— begin Records —

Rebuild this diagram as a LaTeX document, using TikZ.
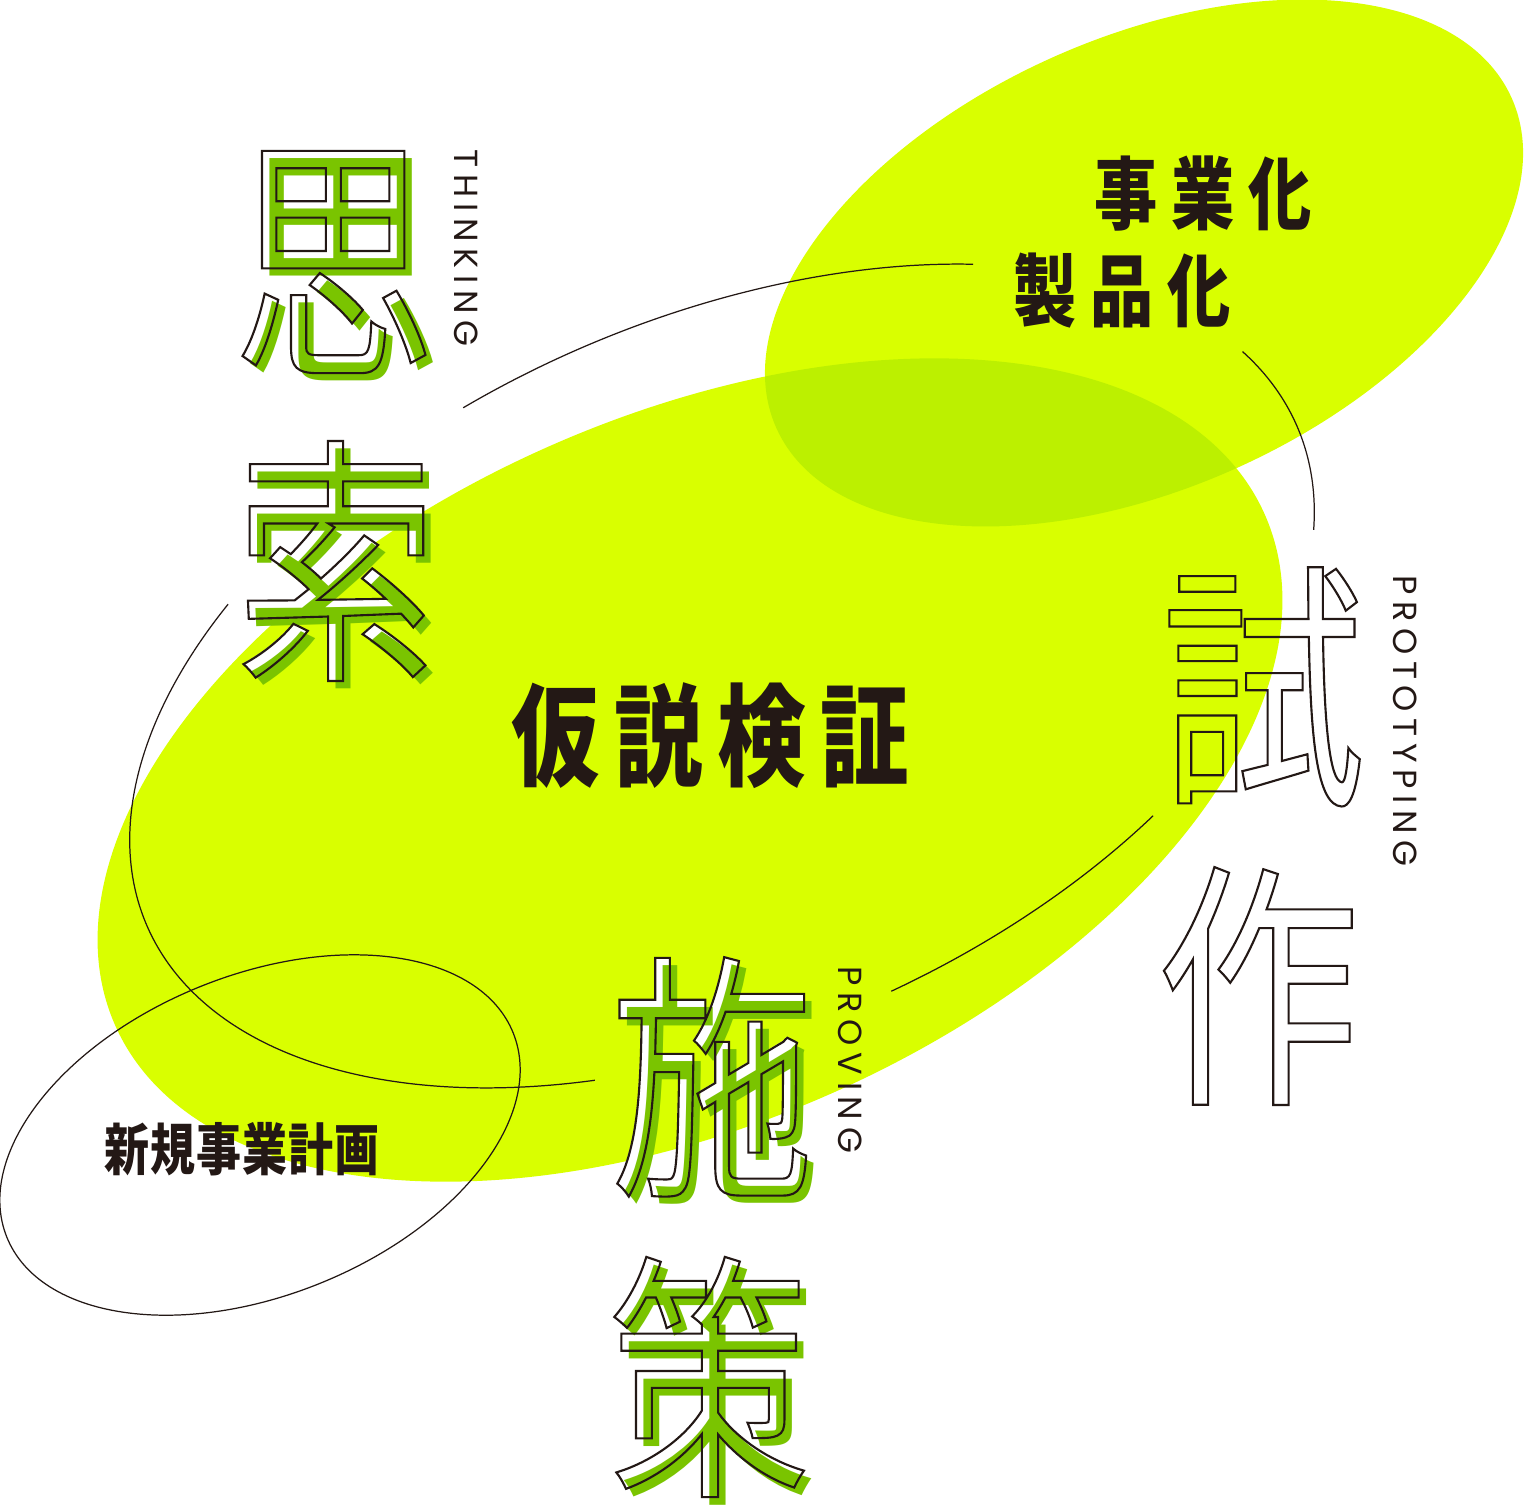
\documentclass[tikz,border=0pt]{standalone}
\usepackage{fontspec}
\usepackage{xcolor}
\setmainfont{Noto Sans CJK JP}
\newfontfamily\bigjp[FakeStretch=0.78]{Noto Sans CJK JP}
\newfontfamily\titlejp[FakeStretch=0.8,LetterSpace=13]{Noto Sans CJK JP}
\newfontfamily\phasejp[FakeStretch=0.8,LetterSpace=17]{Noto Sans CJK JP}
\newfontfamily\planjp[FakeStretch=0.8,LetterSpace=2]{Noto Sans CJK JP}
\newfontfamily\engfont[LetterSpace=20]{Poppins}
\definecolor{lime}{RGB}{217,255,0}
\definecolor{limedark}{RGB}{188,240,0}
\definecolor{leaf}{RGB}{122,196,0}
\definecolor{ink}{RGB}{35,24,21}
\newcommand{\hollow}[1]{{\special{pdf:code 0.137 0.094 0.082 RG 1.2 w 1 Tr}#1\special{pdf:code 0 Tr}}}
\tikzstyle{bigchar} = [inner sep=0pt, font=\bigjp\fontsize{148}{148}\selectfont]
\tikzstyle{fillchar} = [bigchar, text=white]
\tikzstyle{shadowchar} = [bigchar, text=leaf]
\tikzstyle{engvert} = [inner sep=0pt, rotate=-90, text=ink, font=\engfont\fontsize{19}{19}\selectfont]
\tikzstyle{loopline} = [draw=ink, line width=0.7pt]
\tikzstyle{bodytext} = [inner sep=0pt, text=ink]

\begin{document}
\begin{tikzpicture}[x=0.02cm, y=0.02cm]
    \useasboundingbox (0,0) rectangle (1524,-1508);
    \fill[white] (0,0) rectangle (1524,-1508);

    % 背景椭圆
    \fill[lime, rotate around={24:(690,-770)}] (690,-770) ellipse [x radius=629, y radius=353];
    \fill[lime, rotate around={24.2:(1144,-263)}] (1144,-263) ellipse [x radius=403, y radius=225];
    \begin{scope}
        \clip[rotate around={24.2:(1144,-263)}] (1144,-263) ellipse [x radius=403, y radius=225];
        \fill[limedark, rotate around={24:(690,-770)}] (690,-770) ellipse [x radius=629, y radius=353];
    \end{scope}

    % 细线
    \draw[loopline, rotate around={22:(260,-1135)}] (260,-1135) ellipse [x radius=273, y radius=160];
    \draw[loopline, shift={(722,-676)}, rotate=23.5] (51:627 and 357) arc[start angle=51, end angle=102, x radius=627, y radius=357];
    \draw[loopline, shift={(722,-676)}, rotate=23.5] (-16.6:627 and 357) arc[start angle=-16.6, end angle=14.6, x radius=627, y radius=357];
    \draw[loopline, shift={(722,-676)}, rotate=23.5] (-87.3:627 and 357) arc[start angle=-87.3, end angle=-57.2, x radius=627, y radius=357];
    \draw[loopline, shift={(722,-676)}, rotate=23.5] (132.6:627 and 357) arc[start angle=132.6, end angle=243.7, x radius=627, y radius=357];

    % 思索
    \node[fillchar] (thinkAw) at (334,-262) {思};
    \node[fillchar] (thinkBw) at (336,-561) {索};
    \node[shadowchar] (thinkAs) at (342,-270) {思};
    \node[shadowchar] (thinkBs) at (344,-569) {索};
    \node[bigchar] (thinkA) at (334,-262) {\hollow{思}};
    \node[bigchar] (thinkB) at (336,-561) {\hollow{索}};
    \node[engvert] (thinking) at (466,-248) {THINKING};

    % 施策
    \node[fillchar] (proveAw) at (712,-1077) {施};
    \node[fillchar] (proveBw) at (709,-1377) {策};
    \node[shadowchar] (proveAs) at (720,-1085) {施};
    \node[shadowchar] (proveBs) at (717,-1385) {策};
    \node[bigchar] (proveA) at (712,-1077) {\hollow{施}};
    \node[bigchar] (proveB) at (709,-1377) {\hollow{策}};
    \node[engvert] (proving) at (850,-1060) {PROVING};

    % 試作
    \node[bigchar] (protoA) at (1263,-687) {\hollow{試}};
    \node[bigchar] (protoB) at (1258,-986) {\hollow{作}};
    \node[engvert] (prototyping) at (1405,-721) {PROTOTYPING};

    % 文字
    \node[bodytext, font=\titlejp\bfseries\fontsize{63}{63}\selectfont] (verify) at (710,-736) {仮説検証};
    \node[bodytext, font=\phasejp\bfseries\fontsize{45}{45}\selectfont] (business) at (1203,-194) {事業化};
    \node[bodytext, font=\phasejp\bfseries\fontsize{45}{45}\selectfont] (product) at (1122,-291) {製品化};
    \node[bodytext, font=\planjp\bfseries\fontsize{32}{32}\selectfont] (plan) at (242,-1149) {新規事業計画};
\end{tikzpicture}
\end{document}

— end Records —
— begin Records —

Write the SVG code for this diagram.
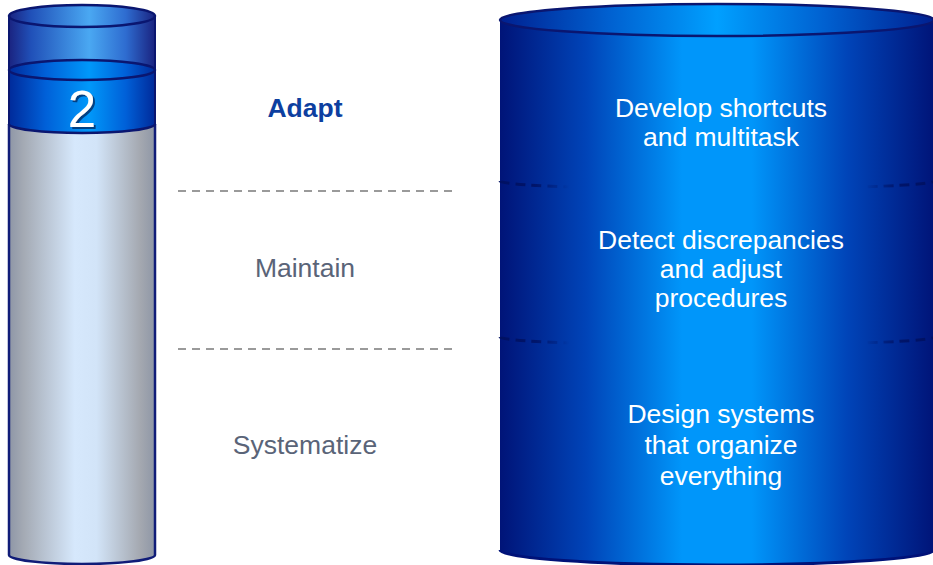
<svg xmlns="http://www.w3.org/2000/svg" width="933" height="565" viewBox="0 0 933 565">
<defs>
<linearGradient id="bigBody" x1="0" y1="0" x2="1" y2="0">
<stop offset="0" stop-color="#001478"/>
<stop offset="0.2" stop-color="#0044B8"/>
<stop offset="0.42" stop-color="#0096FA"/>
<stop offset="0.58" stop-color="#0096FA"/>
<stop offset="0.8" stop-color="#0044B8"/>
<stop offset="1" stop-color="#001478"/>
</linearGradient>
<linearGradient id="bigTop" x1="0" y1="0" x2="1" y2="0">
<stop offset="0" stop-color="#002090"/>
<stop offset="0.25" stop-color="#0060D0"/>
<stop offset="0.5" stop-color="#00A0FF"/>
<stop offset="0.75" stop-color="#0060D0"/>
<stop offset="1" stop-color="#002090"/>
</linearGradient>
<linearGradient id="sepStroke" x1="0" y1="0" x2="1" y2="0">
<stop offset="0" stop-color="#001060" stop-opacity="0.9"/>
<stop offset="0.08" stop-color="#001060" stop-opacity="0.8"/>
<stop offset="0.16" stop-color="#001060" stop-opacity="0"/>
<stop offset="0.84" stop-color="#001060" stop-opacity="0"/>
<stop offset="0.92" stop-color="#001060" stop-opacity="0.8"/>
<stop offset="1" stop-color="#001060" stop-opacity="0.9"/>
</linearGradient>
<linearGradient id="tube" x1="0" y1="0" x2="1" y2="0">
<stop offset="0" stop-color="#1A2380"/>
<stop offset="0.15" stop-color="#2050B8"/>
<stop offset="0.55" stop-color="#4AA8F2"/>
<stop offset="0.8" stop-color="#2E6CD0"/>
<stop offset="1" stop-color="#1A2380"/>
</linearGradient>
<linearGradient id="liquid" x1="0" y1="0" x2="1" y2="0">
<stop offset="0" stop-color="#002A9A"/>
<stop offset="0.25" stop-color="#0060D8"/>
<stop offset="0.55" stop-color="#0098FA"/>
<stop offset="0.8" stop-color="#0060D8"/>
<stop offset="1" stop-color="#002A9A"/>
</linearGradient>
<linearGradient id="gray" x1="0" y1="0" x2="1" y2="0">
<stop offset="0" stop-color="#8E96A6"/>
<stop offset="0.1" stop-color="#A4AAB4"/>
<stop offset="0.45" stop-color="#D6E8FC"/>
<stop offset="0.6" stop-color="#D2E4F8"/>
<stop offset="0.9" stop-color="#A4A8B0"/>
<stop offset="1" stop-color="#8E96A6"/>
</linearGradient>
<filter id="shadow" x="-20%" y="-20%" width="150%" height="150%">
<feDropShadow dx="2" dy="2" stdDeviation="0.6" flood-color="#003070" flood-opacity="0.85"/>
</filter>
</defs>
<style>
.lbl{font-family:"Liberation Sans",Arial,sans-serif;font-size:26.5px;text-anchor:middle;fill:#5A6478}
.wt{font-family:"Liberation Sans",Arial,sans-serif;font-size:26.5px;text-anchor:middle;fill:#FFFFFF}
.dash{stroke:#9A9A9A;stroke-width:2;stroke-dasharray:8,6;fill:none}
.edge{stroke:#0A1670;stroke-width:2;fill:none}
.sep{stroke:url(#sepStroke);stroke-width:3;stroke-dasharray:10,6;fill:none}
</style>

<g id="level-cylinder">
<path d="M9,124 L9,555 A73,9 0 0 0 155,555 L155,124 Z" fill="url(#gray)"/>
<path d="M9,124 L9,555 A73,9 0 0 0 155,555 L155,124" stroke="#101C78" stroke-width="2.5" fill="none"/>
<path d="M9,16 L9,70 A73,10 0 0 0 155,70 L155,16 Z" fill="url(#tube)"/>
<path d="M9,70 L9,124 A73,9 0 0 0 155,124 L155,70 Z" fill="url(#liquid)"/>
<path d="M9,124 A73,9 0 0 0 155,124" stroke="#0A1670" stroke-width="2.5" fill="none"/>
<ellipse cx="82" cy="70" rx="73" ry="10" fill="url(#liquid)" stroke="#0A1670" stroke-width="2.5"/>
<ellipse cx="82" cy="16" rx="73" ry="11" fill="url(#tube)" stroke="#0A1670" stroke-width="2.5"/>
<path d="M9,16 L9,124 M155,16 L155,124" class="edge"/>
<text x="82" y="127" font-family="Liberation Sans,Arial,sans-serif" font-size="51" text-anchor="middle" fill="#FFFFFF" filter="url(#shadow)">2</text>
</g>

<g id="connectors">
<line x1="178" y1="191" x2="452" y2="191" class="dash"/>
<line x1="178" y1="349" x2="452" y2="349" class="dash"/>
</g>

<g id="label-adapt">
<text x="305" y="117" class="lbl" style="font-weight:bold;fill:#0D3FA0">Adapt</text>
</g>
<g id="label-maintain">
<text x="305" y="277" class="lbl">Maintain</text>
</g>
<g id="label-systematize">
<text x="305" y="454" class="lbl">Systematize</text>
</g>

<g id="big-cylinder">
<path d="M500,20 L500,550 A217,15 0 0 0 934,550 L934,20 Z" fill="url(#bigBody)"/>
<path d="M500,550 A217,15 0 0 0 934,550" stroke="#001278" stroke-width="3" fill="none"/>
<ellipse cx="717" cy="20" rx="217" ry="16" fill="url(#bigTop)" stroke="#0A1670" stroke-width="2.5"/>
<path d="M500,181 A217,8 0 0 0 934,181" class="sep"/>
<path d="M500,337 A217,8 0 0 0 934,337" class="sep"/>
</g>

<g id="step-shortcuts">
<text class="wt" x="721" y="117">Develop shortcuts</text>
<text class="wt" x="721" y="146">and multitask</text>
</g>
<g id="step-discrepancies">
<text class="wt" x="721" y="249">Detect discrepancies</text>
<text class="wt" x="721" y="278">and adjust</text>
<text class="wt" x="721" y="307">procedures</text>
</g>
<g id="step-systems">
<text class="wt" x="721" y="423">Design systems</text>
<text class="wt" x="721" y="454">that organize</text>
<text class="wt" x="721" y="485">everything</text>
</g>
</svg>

— end Records —
— begin Records —

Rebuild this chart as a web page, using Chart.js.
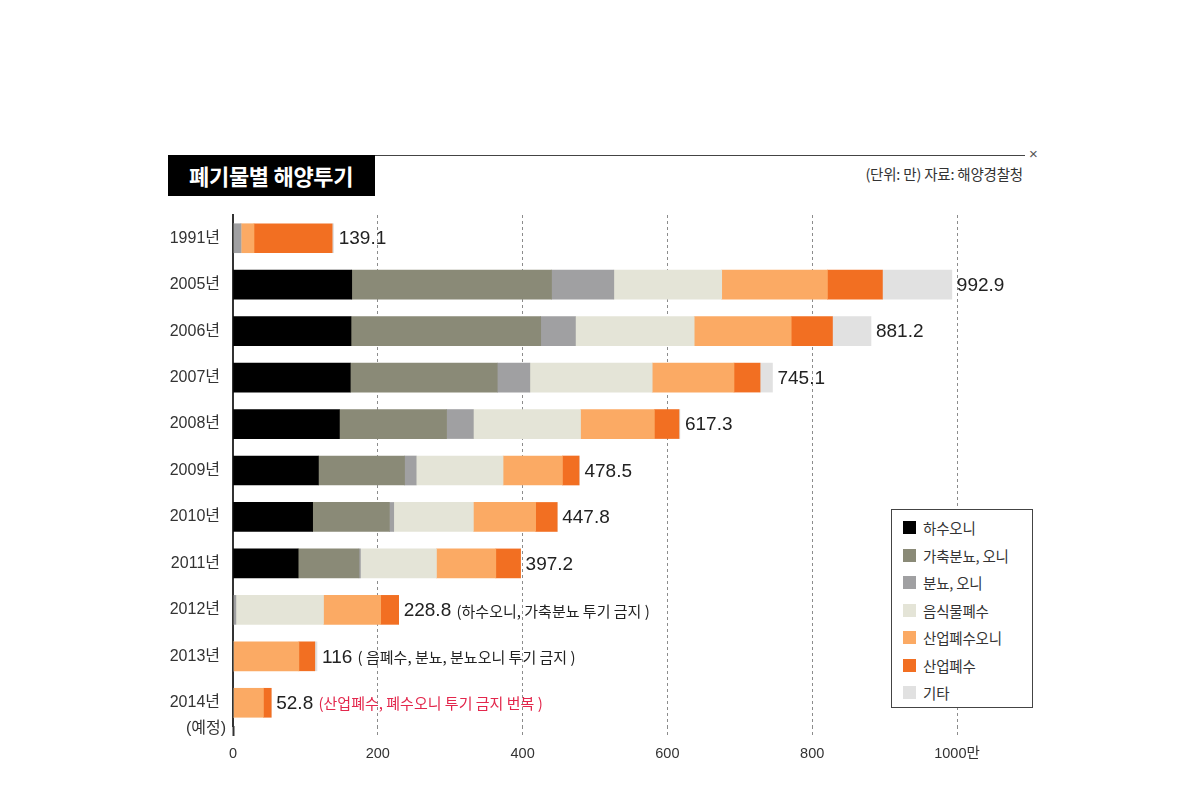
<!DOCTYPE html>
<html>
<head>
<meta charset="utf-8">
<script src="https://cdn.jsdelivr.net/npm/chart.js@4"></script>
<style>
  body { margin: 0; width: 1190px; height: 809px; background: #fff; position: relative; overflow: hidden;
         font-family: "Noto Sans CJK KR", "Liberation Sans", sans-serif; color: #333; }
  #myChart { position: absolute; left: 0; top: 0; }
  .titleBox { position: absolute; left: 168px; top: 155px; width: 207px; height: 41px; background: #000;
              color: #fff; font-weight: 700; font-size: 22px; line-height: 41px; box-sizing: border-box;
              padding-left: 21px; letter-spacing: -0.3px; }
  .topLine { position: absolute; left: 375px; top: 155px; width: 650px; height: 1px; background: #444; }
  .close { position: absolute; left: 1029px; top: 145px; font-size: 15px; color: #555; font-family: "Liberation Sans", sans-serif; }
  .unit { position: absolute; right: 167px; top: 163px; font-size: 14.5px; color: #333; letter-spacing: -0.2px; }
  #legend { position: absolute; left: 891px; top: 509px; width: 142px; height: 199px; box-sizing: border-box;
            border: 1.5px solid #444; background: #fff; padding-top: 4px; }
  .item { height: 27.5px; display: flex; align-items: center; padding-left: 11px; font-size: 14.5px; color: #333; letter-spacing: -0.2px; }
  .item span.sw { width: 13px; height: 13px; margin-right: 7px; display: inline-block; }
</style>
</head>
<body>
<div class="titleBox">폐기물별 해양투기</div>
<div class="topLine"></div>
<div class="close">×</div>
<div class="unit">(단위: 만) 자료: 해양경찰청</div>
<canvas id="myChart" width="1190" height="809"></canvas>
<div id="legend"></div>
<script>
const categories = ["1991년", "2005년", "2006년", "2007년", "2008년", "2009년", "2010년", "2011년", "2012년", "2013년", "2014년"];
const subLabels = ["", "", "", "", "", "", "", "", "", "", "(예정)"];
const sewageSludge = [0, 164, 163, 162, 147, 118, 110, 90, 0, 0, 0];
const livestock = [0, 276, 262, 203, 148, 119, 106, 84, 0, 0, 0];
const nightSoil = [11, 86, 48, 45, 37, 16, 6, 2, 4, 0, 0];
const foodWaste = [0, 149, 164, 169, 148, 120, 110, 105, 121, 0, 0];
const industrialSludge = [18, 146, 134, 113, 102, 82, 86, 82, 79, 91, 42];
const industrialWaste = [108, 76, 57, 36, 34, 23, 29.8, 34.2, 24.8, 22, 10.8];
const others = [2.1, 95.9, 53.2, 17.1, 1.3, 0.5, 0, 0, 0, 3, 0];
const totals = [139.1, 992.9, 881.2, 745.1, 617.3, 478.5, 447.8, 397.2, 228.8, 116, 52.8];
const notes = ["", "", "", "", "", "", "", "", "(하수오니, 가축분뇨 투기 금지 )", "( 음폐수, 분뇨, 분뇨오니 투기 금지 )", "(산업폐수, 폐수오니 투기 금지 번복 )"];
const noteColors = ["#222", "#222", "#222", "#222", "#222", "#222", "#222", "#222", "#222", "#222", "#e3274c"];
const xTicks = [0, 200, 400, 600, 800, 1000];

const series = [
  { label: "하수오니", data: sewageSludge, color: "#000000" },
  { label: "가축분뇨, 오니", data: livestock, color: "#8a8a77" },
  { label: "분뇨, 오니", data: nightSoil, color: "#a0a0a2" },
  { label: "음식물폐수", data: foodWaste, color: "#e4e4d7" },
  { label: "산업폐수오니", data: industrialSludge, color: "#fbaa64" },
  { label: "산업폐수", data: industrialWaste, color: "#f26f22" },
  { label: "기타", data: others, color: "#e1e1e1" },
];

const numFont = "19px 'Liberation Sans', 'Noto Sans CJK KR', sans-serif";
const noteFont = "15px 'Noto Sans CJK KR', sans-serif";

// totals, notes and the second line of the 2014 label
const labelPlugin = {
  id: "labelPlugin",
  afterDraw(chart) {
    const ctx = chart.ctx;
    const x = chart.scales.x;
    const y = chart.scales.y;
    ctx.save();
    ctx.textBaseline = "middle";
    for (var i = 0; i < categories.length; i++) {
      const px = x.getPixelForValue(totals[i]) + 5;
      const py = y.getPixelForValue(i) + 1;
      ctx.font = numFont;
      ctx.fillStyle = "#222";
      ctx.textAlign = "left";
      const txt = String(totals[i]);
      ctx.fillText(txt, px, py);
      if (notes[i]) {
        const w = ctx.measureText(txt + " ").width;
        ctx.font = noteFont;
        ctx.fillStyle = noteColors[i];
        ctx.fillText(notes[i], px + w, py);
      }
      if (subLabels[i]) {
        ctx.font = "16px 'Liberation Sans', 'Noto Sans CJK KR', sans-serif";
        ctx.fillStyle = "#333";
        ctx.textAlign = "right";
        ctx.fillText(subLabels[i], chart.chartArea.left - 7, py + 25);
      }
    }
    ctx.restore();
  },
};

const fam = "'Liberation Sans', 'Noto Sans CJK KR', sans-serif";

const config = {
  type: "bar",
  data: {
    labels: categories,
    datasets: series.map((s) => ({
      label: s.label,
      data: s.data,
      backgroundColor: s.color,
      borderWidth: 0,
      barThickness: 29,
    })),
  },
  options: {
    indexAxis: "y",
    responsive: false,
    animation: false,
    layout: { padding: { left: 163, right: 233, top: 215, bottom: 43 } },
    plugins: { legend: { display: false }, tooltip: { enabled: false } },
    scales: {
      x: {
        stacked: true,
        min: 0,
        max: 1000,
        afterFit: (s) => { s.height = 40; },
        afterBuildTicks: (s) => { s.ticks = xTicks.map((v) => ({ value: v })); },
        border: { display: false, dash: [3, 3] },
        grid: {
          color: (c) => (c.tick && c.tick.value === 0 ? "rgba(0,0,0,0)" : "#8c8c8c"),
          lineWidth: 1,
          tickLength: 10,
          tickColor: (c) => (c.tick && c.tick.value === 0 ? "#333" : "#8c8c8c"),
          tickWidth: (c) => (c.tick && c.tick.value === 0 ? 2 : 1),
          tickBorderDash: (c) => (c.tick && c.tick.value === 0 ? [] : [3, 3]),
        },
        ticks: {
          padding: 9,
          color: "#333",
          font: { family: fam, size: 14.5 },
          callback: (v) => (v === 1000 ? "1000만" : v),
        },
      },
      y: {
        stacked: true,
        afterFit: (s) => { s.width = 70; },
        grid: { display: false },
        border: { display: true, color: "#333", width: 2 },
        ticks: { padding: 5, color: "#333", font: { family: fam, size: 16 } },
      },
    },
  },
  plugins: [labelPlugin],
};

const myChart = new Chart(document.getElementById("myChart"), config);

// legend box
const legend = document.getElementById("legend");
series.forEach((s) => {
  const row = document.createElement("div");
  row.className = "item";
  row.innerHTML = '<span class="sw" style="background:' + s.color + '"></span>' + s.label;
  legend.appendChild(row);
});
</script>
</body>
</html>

— end Records —

*Task*:
Look through the records and gather every line containing "Rebuild".

*Written answer*:
Rebuild this diagram as a LaTeX document, using TikZ.
Rebuild this chart as a web page, using Chart.js.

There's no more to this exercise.